• _Records provided_
>> start

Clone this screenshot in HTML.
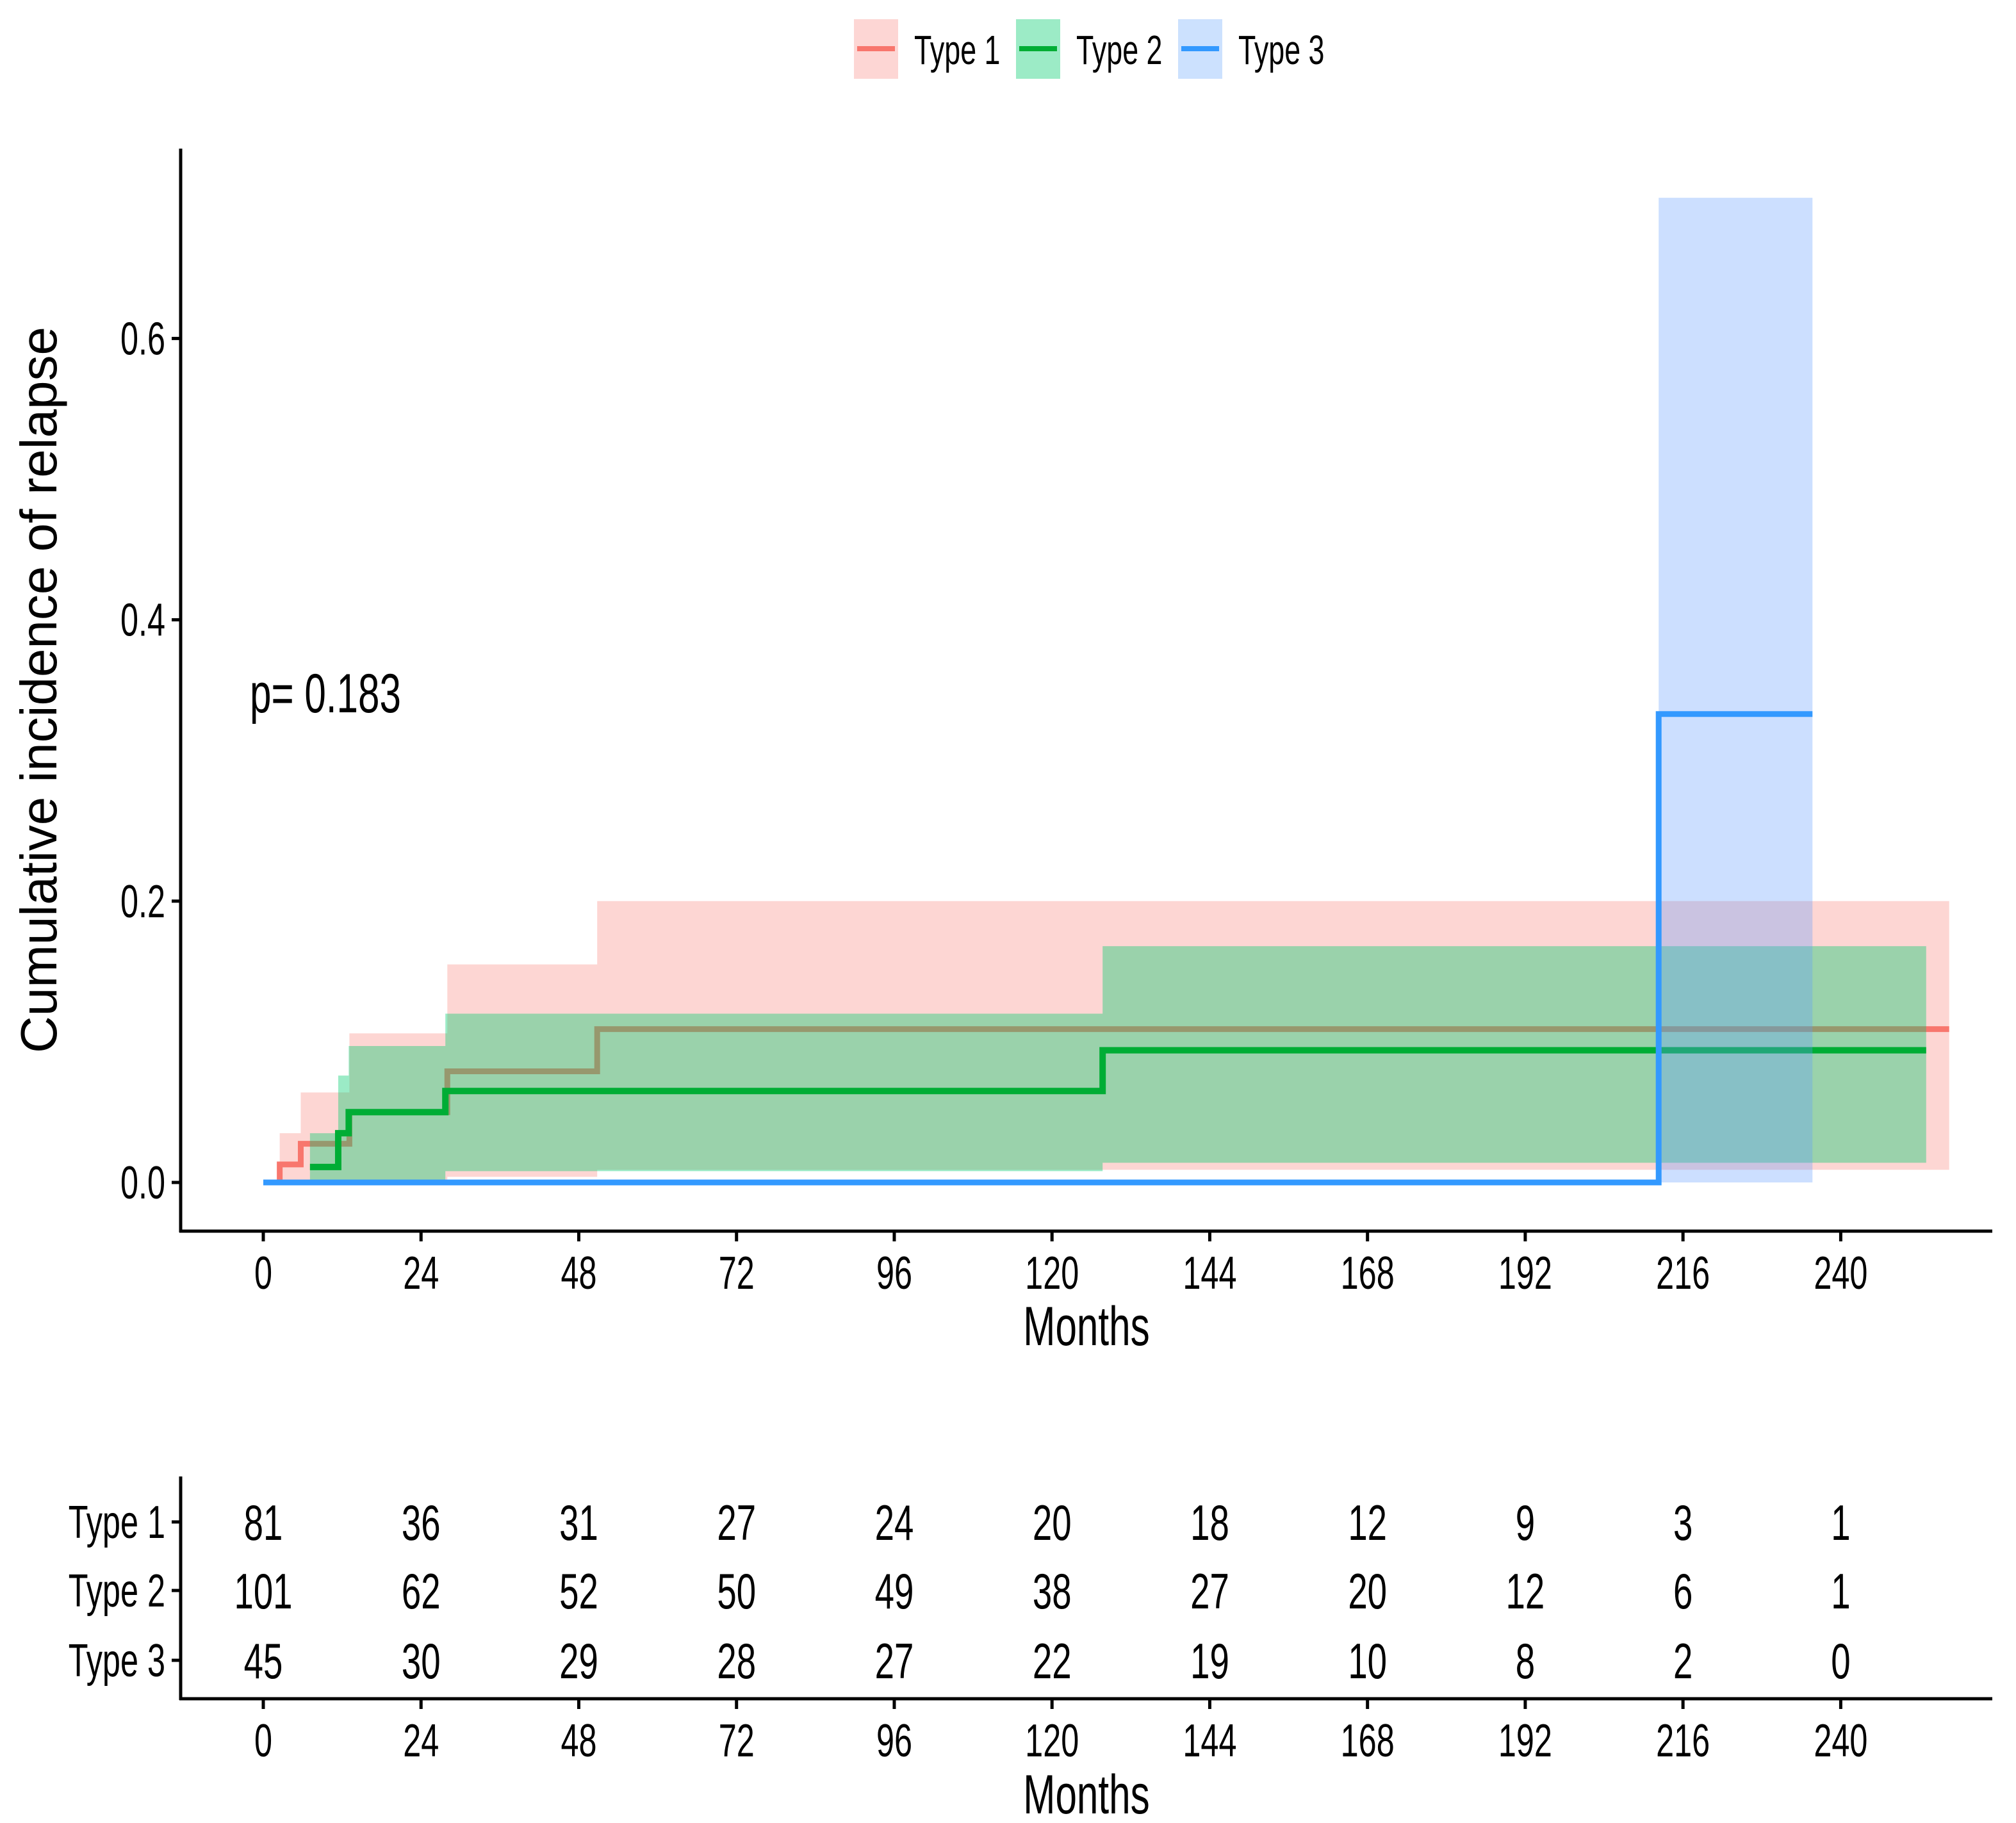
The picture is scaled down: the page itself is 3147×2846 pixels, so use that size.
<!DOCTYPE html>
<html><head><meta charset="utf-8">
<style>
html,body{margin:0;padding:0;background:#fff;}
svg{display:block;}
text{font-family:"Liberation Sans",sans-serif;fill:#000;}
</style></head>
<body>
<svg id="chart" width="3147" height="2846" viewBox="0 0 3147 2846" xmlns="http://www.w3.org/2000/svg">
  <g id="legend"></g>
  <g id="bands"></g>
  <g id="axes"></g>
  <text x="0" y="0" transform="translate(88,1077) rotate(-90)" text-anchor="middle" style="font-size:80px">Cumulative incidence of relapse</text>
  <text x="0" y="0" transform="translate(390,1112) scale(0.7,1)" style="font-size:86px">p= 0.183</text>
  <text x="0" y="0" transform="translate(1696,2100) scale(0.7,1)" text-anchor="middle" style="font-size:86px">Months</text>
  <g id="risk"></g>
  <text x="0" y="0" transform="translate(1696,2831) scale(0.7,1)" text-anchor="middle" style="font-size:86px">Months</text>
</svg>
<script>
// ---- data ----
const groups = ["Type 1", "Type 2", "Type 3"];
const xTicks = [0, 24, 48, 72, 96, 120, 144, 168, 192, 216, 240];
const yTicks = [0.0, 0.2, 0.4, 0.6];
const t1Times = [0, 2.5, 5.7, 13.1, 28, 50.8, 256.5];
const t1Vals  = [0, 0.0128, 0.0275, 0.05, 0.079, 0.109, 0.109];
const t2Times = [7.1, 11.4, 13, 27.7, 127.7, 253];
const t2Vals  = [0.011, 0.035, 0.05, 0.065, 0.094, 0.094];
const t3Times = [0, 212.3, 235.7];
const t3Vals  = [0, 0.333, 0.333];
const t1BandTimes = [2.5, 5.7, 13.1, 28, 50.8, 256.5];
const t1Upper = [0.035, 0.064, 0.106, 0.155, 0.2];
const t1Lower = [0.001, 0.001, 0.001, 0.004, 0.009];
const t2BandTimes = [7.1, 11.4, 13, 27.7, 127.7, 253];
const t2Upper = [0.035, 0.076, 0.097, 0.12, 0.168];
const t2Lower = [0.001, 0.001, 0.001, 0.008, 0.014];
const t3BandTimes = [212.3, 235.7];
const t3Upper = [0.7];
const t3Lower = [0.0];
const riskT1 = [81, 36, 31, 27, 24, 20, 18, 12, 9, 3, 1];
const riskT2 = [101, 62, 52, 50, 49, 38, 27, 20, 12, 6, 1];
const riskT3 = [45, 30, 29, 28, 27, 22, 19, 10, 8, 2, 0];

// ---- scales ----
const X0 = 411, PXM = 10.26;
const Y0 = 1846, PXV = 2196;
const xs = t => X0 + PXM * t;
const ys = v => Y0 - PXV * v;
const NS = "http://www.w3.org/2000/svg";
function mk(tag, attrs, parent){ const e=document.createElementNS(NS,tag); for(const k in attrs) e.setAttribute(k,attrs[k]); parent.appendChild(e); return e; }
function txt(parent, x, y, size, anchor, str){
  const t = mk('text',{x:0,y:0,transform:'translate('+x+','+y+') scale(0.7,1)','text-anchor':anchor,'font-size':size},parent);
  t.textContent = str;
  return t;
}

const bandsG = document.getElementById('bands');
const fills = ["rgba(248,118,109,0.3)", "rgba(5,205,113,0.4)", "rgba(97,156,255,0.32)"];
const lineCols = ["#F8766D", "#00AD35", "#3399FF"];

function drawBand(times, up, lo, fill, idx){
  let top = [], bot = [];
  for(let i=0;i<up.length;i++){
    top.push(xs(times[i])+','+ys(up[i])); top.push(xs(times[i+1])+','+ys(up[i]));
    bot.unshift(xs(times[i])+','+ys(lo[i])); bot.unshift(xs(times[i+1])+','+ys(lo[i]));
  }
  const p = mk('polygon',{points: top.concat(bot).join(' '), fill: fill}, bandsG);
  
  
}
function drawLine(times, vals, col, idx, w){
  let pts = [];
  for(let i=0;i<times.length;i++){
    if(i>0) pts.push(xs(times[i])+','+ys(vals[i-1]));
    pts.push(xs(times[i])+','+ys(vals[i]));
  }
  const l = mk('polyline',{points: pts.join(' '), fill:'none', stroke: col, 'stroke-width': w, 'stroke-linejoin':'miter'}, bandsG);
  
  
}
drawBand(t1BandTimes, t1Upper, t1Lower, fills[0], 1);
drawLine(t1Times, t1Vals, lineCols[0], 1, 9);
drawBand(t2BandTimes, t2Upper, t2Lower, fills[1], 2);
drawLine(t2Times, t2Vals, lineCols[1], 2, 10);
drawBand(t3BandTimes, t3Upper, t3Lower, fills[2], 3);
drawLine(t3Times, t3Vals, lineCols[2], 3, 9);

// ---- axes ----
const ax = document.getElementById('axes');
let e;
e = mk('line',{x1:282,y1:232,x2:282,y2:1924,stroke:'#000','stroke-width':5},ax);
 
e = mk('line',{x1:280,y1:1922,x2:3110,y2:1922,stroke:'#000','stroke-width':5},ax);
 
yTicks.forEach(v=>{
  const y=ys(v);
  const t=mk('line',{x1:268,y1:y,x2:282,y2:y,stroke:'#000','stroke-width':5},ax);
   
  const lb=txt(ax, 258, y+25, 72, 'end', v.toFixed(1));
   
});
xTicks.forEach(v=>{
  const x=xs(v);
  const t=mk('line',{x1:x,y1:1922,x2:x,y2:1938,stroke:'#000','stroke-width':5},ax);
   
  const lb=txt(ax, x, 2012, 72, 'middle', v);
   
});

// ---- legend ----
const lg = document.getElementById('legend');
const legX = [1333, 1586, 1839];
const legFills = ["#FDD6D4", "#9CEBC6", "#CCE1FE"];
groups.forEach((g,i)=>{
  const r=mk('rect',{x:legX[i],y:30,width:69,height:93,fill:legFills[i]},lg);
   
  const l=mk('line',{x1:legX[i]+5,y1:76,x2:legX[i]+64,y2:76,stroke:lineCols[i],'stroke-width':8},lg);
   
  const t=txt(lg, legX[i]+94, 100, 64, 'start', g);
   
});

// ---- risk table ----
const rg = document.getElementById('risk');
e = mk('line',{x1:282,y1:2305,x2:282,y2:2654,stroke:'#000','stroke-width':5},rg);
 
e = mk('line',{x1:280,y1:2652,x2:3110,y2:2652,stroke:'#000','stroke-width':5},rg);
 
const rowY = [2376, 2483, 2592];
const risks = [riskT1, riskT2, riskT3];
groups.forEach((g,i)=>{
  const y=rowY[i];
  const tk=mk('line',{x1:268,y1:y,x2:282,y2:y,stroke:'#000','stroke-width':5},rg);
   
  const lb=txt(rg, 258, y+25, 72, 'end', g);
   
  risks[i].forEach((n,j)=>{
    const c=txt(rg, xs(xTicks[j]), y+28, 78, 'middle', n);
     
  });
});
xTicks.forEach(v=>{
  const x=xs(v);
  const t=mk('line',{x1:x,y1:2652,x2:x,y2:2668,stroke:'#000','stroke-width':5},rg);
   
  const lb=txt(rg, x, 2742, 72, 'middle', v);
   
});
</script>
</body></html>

>> end
>> start

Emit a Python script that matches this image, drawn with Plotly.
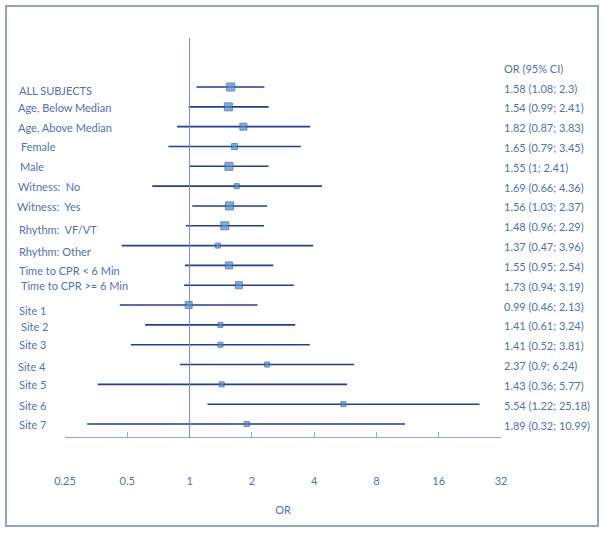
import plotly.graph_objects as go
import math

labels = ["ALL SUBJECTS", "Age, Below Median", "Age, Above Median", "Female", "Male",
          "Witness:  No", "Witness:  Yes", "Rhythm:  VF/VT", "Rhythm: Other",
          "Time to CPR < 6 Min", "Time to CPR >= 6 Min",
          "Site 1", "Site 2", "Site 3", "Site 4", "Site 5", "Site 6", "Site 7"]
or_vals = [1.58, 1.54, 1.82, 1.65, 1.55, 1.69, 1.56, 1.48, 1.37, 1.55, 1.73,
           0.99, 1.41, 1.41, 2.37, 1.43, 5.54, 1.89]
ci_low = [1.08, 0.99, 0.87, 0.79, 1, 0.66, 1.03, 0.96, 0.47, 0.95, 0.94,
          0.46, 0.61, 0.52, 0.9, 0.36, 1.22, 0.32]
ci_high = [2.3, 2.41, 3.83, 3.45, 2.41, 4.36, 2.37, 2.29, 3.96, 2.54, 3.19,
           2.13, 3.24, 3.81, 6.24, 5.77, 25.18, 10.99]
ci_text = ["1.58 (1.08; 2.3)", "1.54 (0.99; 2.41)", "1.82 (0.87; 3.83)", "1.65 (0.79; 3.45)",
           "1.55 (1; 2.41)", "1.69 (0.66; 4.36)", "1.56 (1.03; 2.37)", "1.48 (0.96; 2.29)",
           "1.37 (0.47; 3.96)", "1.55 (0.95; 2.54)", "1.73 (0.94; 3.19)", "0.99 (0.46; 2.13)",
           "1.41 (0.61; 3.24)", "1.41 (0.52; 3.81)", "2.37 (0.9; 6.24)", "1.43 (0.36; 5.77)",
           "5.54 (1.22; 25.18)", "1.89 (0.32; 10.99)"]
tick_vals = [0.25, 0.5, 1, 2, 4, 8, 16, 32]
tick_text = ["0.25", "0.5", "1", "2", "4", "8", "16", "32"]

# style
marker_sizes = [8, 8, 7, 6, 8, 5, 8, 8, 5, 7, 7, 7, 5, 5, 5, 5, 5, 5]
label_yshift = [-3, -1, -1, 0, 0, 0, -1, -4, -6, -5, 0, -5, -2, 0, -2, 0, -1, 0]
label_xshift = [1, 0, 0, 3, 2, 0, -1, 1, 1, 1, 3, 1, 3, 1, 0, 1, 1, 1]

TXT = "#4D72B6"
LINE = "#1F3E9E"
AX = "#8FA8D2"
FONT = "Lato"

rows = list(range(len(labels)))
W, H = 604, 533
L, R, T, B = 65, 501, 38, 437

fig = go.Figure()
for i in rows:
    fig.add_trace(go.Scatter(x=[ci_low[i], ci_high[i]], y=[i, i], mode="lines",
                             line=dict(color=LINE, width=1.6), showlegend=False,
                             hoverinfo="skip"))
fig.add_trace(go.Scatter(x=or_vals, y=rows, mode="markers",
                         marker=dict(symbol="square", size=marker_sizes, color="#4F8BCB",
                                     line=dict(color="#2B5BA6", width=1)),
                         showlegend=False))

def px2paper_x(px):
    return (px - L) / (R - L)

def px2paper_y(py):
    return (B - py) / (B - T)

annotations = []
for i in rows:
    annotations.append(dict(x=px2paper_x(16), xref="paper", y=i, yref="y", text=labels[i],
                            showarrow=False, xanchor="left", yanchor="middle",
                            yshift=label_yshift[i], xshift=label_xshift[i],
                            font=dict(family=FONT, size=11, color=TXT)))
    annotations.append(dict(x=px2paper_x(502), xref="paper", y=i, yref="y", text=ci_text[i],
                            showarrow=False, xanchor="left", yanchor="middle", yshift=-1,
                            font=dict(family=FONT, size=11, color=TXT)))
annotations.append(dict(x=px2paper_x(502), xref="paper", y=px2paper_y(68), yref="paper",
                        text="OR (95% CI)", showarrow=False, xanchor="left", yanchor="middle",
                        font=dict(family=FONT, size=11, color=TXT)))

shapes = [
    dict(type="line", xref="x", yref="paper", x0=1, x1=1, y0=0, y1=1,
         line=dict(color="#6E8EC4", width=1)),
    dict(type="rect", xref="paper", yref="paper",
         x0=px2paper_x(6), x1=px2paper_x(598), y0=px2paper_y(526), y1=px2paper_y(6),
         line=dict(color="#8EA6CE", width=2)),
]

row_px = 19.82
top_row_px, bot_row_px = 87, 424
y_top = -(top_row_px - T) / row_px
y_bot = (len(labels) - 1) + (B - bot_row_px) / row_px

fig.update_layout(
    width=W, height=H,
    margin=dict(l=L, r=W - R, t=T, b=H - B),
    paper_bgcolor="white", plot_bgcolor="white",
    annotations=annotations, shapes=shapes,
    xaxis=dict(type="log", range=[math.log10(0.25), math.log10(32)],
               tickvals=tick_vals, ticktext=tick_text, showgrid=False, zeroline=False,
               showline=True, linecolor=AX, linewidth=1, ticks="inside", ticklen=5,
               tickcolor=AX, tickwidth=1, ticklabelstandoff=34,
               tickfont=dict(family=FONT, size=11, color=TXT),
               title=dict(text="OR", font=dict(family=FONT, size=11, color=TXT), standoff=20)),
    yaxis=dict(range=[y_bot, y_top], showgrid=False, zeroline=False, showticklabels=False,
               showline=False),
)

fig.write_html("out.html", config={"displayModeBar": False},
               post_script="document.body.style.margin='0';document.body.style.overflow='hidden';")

>> end

• _Aim_
Both the line with "Emit a Python" and the line with "import math" are included: reproduce them and every line between, exactly, with pictures omitted.

• _Final result_
Emit a Python script that matches this image, drawn with Plotly.
import plotly.graph_objects as go
import math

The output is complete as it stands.